Se dice que de los gringos hemos agarrado (especialmente en el Norte, por razones obvias) algunas muy malas mañas. Una de ellas, el día de San Valentín en febrero, es causa de muchos gastos y dolores de cabeza. Sobre todo cuando la relación con la otra persona no está muy clara que digamos y no se sabe si la caja de chocolates en forma de corazón es cursi, comprometedora, chafa, señal de pobreza o falta de imaginación, casi-casi una declaración, o qué rayos. Es una situación francamente angustiante… y por la que no tendríamos que pasar si los centros comerciales no realizaran bombardeo de saturación hablando de amores y amistades, que en la vida real son más bien esporádicos, de pisa-y-corre y concomitantes, si bien le va a uno.

Quienes alegan que los mexicanos en su malinchista afán absorben todo festejo norteamericano que se les pone enfrente, dejan de lado una realidad indiscutible: que una de las celebraciones más típicamente gringas y más populares en aquellos lares, la del Día de Acción de Gracias (último jueves de noviembre… o sea, en cuatro días), ha pasado virtualmente desapercibida en nuestro país. Lo más extraño es que se trata de una ceremonia en que la mayoría de los participantes comen gratis. ¿Por qué un ritual de este tipo no ha pegado en un pueblo que hace suya la invocación “Mexicanos al grito de gorra”?

No lo sé de cierto. Pero me late que hay dos explicaciones:

La gente (especialmente las señoras que se meten a la cocina) saben que un mes más tarde estarán comiendo guajolote durante semanas enteras después de Nochebuena. Con la costumbre que se ha adquirido de que el pavo sea el plato fuerte esa noche y la maldita tendencia a comprar aves mutantes de 28 kilos, ahora uno come cócono hasta el día de la Candelaria, en todas sus variedades posibles: tostadas de pavo, tortas de pavo, omelettes de pavo… no, de que es muy versátil el avechucho, eso que ni qué. Entonces, si se va a padecer ese suplicio, ¿para qué adelantarlo en noviembre?

La cultura popular americana, en numerosas películas y series de TV, hace hincapié en que el Día de Acción de Gracias es una fecha particularmente nefasta, dado que se juntan familiares que (prudentemente) se habían dejado de ver, en ocasiones, por décadas. Y que, aprovechando la reunión, sacan a relucir inquinas, agravios y deseos de revancha que han estado incubando y destilando durante quién sabe cuántos años. Basta ver los especiales de la serie “Friends” sobre Thanksgiving, para que a cualquiera se le quiten las ganas de festejar esa celebración.

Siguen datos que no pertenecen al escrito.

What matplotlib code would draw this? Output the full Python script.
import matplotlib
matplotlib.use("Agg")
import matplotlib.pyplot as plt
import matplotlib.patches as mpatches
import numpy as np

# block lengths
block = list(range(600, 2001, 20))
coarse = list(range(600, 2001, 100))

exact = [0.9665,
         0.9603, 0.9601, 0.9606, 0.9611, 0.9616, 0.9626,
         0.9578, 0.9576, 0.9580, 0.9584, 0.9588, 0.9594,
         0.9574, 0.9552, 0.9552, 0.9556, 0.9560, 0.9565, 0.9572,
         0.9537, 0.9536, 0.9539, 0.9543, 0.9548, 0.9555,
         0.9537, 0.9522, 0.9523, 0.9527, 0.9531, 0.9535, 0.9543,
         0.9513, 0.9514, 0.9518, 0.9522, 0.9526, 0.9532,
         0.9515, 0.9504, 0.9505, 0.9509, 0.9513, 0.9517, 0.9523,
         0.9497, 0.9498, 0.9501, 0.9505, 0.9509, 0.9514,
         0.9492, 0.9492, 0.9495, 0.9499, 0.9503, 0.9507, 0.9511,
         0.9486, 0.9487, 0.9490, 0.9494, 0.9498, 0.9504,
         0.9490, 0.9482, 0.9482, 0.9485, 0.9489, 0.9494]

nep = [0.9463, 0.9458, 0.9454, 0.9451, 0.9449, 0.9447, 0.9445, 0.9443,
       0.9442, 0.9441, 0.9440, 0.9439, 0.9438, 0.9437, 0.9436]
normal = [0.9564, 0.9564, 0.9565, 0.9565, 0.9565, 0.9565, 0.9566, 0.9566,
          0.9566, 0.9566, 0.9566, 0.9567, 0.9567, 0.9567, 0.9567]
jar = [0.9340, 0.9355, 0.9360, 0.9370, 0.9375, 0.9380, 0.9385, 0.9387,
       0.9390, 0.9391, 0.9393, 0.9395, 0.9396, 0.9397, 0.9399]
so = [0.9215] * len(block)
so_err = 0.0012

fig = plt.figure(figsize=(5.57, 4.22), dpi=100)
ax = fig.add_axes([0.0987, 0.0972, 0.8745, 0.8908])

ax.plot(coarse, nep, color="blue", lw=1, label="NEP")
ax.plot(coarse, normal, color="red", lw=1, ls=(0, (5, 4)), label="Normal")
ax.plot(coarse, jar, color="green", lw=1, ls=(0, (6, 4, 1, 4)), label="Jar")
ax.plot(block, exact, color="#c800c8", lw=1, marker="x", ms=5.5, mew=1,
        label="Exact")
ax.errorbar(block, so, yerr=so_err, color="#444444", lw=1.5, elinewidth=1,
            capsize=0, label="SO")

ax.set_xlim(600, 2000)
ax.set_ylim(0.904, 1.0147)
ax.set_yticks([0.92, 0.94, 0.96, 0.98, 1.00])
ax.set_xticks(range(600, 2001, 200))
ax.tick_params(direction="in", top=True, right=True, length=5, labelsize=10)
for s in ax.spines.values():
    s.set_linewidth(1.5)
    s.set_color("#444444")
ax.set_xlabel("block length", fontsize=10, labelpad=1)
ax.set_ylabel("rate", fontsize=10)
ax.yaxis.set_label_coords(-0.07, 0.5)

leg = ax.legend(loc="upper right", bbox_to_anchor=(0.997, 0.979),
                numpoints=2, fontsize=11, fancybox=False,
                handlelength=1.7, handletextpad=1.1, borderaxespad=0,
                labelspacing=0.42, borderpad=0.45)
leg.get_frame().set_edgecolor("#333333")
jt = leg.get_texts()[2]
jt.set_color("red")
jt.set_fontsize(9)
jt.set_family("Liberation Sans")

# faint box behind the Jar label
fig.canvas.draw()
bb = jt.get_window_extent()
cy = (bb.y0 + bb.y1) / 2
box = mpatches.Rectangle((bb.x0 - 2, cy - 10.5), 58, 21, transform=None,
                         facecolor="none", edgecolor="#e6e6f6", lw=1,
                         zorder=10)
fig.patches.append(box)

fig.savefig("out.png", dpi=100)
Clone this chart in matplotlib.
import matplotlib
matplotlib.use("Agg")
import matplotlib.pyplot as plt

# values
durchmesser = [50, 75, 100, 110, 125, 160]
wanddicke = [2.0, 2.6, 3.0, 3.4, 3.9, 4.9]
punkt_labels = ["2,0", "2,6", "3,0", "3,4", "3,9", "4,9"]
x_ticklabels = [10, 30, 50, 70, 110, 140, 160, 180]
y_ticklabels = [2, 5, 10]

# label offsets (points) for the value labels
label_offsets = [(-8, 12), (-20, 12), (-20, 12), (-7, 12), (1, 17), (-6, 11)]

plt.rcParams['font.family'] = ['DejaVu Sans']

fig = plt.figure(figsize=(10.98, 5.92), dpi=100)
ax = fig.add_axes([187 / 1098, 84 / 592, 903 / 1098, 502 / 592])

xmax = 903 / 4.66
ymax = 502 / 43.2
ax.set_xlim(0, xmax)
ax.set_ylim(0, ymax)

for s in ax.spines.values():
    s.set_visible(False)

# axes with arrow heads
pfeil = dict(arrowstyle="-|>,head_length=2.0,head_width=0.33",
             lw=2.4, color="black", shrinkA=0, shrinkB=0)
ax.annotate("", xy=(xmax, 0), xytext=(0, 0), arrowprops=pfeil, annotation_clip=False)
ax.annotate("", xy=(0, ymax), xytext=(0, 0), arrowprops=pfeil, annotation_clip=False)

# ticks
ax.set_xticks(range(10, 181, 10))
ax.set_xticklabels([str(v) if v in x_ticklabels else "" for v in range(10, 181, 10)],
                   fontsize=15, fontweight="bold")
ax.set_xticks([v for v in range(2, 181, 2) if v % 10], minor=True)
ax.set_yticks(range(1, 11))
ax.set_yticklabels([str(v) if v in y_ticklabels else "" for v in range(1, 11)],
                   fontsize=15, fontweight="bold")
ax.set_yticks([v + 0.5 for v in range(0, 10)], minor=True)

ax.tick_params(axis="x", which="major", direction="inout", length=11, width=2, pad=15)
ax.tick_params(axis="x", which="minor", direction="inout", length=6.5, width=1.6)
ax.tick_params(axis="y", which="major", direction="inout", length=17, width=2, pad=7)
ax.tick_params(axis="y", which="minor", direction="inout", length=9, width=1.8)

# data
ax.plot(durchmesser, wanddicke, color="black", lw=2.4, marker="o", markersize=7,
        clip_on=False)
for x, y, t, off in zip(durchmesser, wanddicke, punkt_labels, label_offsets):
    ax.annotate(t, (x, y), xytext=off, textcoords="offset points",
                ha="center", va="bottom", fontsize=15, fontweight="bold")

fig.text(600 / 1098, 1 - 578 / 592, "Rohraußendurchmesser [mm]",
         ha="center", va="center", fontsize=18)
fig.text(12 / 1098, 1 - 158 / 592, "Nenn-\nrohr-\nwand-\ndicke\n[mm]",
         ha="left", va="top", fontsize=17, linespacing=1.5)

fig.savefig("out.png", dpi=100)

Por supuesto, pese a su mala reputación (y lo mal escogido de la fecha: muchos aeropuertos ya están nevados a estas alturas), en Estados Unidos se producen movimientos masivos de gente que se desplaza miles de kilómetros, sólo para reprocharle a la hermana menor el haber sido siempre la favorita de papá, recriminar acre y violentamente al primo por habernos roto un avión a escala 27 años atrás y quejarse de la salsa de arándanos que la anfitriona tardó 16 tiendas en conseguir. Si se fijan, está simpática la celebración. Pero para esos desfiguros, en México tenemos muchas otras ocasiones: desde unos Quinceaños bien regados, hasta ciertos funerales donde confluyen distintas familias del mismo difunto, if you know what I mean.

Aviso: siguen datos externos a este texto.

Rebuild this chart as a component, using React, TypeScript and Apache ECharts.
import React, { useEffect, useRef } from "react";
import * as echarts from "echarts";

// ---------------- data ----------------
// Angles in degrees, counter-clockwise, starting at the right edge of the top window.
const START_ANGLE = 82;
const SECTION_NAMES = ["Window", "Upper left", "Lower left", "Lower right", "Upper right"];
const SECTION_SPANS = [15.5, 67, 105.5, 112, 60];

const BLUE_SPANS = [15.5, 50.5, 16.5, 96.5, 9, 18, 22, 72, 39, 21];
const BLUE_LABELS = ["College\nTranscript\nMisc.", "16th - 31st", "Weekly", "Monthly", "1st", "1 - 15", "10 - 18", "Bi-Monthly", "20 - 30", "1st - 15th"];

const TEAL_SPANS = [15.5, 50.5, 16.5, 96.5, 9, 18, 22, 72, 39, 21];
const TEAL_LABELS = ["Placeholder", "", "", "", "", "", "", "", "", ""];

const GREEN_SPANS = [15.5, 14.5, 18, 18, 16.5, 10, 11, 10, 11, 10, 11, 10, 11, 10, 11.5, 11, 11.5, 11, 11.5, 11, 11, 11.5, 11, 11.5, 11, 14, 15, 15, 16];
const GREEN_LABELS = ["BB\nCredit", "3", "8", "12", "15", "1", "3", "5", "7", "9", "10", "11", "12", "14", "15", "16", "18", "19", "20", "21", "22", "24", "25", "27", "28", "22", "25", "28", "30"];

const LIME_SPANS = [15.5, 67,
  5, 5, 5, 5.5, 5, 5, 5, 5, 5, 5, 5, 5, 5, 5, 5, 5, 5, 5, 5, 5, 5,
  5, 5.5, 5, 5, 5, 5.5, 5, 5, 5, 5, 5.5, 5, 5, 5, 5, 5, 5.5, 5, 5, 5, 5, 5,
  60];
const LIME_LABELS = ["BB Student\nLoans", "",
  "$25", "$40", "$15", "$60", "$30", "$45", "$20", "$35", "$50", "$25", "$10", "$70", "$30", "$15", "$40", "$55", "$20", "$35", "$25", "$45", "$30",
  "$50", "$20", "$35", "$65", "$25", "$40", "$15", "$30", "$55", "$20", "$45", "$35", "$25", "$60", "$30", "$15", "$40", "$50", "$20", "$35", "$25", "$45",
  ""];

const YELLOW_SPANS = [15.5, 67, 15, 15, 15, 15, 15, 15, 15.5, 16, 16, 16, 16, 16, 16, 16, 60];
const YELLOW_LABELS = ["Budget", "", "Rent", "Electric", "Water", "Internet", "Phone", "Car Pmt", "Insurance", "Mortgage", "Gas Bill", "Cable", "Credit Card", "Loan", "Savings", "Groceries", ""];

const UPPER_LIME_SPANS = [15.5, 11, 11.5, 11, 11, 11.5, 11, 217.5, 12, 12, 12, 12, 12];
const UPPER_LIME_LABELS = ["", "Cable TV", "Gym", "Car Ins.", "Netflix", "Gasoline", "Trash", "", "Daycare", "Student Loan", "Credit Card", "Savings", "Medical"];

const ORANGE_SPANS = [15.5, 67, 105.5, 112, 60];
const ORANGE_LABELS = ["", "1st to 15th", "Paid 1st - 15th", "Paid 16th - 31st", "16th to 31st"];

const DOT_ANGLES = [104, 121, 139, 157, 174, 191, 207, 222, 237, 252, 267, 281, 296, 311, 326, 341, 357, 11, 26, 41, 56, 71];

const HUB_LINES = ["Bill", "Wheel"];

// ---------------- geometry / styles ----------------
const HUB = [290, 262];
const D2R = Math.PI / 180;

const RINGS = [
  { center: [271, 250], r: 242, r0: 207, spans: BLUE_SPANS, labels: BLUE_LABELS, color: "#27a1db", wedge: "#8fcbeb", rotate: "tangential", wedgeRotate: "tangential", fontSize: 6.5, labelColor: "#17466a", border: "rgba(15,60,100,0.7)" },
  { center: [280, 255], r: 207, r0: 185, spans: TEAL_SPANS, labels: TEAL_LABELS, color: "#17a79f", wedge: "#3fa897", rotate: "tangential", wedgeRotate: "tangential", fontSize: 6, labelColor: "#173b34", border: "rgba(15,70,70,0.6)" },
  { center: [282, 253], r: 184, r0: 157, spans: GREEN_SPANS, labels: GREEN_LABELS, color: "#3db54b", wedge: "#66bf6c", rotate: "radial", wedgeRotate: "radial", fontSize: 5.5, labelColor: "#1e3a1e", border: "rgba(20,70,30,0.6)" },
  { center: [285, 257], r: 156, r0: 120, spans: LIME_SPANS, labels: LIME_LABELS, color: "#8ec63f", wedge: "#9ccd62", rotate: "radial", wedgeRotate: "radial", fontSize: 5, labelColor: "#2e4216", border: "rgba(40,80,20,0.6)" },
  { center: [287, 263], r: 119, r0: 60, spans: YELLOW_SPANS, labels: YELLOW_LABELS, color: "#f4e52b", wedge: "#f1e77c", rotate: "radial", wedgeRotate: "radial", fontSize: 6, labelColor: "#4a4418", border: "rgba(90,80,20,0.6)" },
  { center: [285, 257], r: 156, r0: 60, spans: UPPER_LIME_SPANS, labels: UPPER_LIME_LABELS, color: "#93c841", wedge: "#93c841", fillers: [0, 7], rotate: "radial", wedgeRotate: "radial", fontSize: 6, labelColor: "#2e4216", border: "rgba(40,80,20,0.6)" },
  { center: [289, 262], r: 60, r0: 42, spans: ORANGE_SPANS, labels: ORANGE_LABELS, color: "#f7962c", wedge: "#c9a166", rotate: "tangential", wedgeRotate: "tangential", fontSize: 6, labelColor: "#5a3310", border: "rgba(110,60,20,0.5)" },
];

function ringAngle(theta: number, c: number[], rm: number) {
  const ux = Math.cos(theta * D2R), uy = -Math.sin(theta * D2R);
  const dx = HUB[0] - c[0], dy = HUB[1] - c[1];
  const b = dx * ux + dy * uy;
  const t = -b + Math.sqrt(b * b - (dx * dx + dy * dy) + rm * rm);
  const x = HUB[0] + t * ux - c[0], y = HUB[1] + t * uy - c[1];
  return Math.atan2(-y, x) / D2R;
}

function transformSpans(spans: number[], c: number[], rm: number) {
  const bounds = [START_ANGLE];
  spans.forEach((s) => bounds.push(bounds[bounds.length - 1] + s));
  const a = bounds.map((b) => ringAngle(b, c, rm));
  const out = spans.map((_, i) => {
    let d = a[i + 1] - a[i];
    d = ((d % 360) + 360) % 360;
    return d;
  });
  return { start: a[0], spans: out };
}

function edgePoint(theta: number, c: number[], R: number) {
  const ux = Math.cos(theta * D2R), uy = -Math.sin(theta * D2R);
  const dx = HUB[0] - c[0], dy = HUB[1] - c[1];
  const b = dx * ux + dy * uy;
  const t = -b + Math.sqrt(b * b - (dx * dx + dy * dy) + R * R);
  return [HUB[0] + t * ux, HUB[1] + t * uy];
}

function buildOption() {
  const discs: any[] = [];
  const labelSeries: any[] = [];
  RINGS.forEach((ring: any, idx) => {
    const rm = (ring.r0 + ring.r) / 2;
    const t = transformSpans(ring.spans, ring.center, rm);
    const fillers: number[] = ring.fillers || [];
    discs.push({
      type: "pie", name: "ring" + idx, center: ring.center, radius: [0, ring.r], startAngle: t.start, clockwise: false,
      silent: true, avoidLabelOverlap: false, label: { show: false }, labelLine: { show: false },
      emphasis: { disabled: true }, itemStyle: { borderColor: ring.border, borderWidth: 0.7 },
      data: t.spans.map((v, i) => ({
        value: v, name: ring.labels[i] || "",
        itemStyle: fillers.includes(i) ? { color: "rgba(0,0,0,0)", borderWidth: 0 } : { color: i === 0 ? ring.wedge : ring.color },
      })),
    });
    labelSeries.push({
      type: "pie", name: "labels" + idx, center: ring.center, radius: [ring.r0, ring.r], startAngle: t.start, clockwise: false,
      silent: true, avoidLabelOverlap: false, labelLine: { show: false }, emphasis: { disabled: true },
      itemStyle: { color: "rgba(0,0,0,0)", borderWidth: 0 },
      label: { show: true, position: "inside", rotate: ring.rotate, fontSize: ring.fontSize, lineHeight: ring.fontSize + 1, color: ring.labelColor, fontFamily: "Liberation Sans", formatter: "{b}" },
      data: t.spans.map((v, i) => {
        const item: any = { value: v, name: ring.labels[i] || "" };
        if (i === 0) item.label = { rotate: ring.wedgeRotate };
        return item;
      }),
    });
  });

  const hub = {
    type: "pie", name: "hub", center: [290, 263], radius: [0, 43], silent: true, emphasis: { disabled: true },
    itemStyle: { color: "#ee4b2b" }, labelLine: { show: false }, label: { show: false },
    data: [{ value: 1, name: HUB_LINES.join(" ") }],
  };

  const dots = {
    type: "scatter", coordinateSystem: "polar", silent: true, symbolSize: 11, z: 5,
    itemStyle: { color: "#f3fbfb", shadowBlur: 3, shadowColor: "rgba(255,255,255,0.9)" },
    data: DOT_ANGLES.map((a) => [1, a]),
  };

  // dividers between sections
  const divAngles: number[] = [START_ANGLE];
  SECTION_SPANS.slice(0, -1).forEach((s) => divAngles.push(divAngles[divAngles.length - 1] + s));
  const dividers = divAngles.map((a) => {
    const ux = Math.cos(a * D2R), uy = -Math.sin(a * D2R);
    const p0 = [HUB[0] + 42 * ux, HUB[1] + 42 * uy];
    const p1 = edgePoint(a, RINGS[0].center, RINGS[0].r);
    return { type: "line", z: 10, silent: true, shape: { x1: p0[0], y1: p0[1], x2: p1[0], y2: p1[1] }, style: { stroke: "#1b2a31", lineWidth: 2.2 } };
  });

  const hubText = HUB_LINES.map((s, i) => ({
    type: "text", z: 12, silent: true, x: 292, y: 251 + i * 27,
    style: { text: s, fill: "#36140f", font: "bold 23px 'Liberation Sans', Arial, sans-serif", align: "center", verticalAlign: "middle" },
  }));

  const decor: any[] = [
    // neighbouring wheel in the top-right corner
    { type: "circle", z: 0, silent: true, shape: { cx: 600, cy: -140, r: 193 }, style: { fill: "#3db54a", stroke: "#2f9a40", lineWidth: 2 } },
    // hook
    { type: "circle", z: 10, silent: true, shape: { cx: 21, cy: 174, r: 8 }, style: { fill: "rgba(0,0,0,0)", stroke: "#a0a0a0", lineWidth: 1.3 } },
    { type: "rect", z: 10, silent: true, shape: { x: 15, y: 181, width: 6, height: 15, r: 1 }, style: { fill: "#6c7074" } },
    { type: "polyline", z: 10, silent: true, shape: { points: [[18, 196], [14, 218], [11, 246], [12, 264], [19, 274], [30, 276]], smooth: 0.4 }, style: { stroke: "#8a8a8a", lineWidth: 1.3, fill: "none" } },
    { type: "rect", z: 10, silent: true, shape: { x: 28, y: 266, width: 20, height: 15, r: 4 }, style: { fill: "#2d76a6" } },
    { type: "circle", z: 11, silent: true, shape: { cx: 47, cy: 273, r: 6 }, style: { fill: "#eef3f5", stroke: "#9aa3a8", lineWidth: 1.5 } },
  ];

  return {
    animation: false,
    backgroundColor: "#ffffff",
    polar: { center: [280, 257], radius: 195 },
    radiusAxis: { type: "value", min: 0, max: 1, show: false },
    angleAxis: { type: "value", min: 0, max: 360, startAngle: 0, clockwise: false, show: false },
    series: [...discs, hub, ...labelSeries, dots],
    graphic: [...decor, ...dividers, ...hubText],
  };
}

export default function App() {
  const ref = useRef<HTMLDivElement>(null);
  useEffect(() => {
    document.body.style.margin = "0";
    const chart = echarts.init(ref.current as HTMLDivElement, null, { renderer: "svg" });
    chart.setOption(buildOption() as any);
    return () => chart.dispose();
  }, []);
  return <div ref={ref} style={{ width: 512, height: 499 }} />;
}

Ya para terminar, hay celebraciones que no entiendo porqué no se han popularizado en otras partes. Existe un pueblo en España en el que, no sé qué día, los habitantes se agarran masivamente a tomatazos. Todos. Y todos contra todos. Las calles de la aldea quedan asfaltadas con catsup de impromptu y la concurrencia entera se divierte como loca. Como medida antiestrés ha de ser genial. Lo mismo hacen, pero con naranjas, en un pueblito de Italia. Hemos de suponer que, en ese caso, se generan más rencillas que desahogos. Comparen lo que duele un tomatazo con lo que arde un naranjazo y captarán la idea.

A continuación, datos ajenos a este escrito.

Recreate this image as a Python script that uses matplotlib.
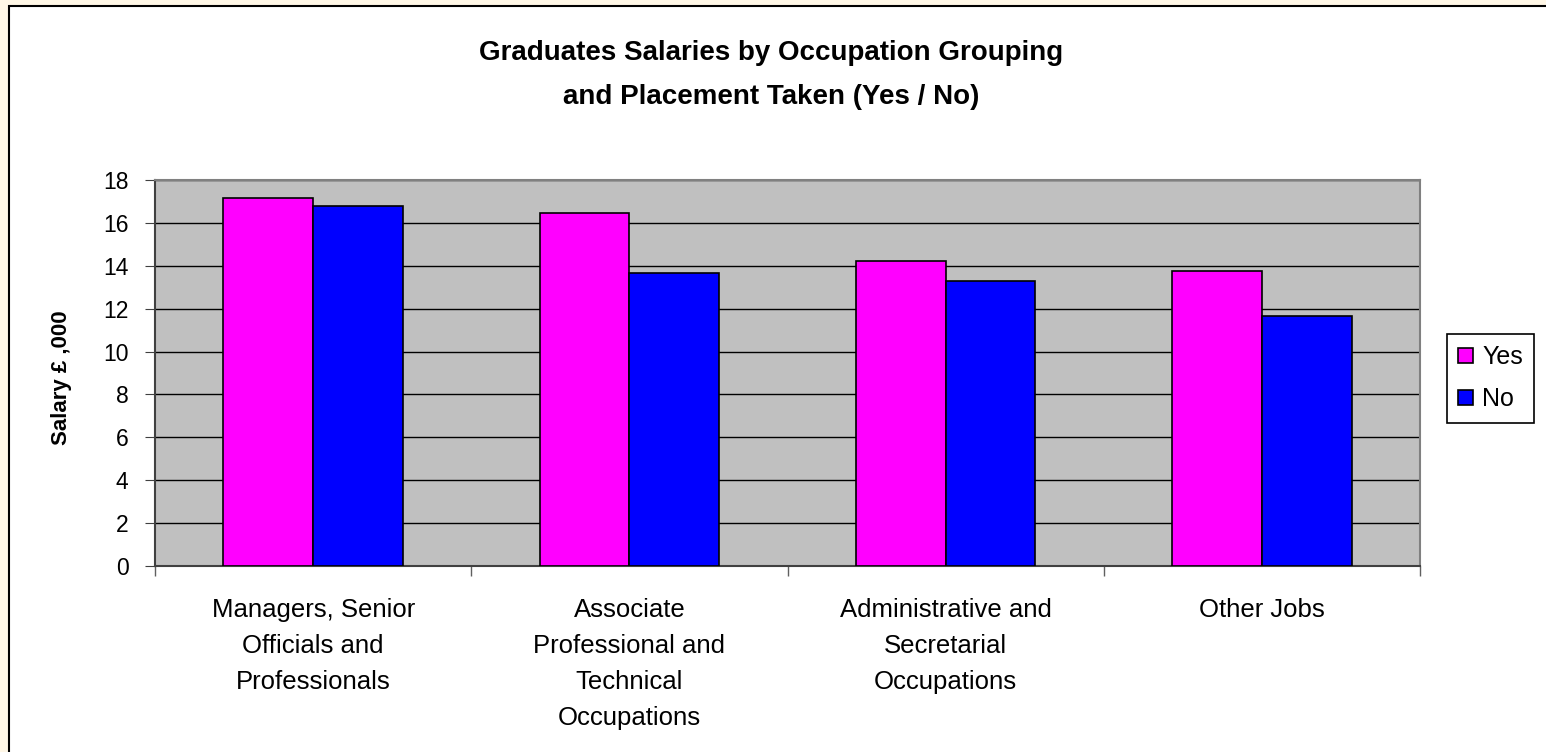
import matplotlib
matplotlib.use("Agg")
import matplotlib.pyplot as plt
import numpy as np
from matplotlib.patches import Rectangle

categories = ["Managers, Senior\nOfficials and\nProfessionals",
              "Associate\nProfessional and\nTechnical\nOccupations",
              "Administrative and\nSecretarial\nOccupations",
              "Other Jobs"]
yes_vals = [17.15, 16.46, 14.24, 13.76]
no_vals = [16.78, 13.67, 13.29, 11.65]
series_names = ["Yes", "No"]
yticks = list(range(0, 19, 2))

plt.rcParams['font.family'] = ['Liberation Sans', 'DejaVu Sans']

W, H = 1546, 752
fig = plt.figure(figsize=(W / 100, H / 100), dpi=100)
fig.patch.set_facecolor('#FFF7E6')

# chart area (white with black border, extends past right/bottom)
bg = Rectangle((9 / W, -0.05), 1.2, 1 - 6 / H + 0.05, transform=fig.transFigure,
               facecolor='white', edgecolor='black', linewidth=1.5, zorder=-10)
fig.add_artist(bg)

ax = fig.add_axes([155 / W, 1 - 566 / H, (1420 - 155) / W, (566 - 180) / H])
ax.set_zorder(1)
ax.set_facecolor('#C0C0C0')

x = np.arange(len(categories))
bw = 0.284
ax.bar(x - bw / 2, yes_vals, bw, color='#FF00FF', edgecolor='black', linewidth=1.2, label=series_names[0], zorder=3)
ax.bar(x + bw / 2, no_vals, bw, color='#0000FF', edgecolor='black', linewidth=1.2, label=series_names[1], zorder=3)

ax.set_xlim(-0.5, len(categories) - 0.5)
ax.set_ylim(0, 18)
ax.set_yticks(yticks)
ax.yaxis.grid(True, color='black', linewidth=1.0, zorder=1)
ax.set_axisbelow(True)

ax.set_xticks(x)
ax.set_xticklabels(categories, fontsize=18.5, linespacing=1.63, va='top')
ax.tick_params(axis='x', which='major', length=0, pad=23)
ax.set_xticks(np.arange(-0.5, len(categories), 1.0), minor=True)
ax.tick_params(axis='x', which='minor', length=7, color='#606060', width=1)
ax.tick_params(axis='y', labelsize=16.5, length=7, color='#404040', pad=12)

for s in ['top', 'right']:
    ax.spines[s].set_color('#808080')
    ax.spines[s].set_linewidth(1.5)
ax.spines['left'].set_color('#404040')
ax.spines['bottom'].set_color('#404040')
ax.spines['left'].set_linewidth(1.5)
ax.spines['bottom'].set_linewidth(1.5)

fig.text(62 / W, 1 - 378 / H, "Salary £ ,000", rotation=90, ha='center', va='center',
         fontsize=16, fontweight='bold')

fig.text(771 / W, 1 - 75 / H, "Graduates Salaries by Occupation Grouping\nand Placement Taken (Yes / No)",
         ha='center', va='center', fontsize=20, fontweight='bold', linespacing=1.9)

leg = fig.legend(loc='upper left', bbox_to_anchor=(1447 / W, 1 - 334 / H), fontsize=18,
                 frameon=True, fancybox=False, edgecolor='black', framealpha=1,
                 handlelength=0.6, handleheight=0.6, handletextpad=0.35, borderpad=0.45,
                 labelspacing=0.72, borderaxespad=0)
leg.get_frame().set_linewidth(1.2)

fig.savefig("out.png", dpi=100, facecolor=fig.get_facecolor())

Claro, con lo caro que está la fruta y dados los bélicos acentos que suele emitir el culto público mexica, quizá sería cuestión de no moverle por acá. Especialmente porque en La Laguna la guerra tendría que ser… con melones y sandías. Mejor ahí muere.

Consejo no pedido para hacerse guajolote: lean “The corrections” (creo que ya está en español) de Jonathan Franzen, donde hay un capítulo sobre la gruexex que puede ser un Thanksgiving; y vean “Aviones, trenes y automóviles” (Planes, trains and automobiles”, 1987) con John Candy y Steve Martin, una de las películas más desesperantes que puedan verse… y es sobre esta fecha. Provecho.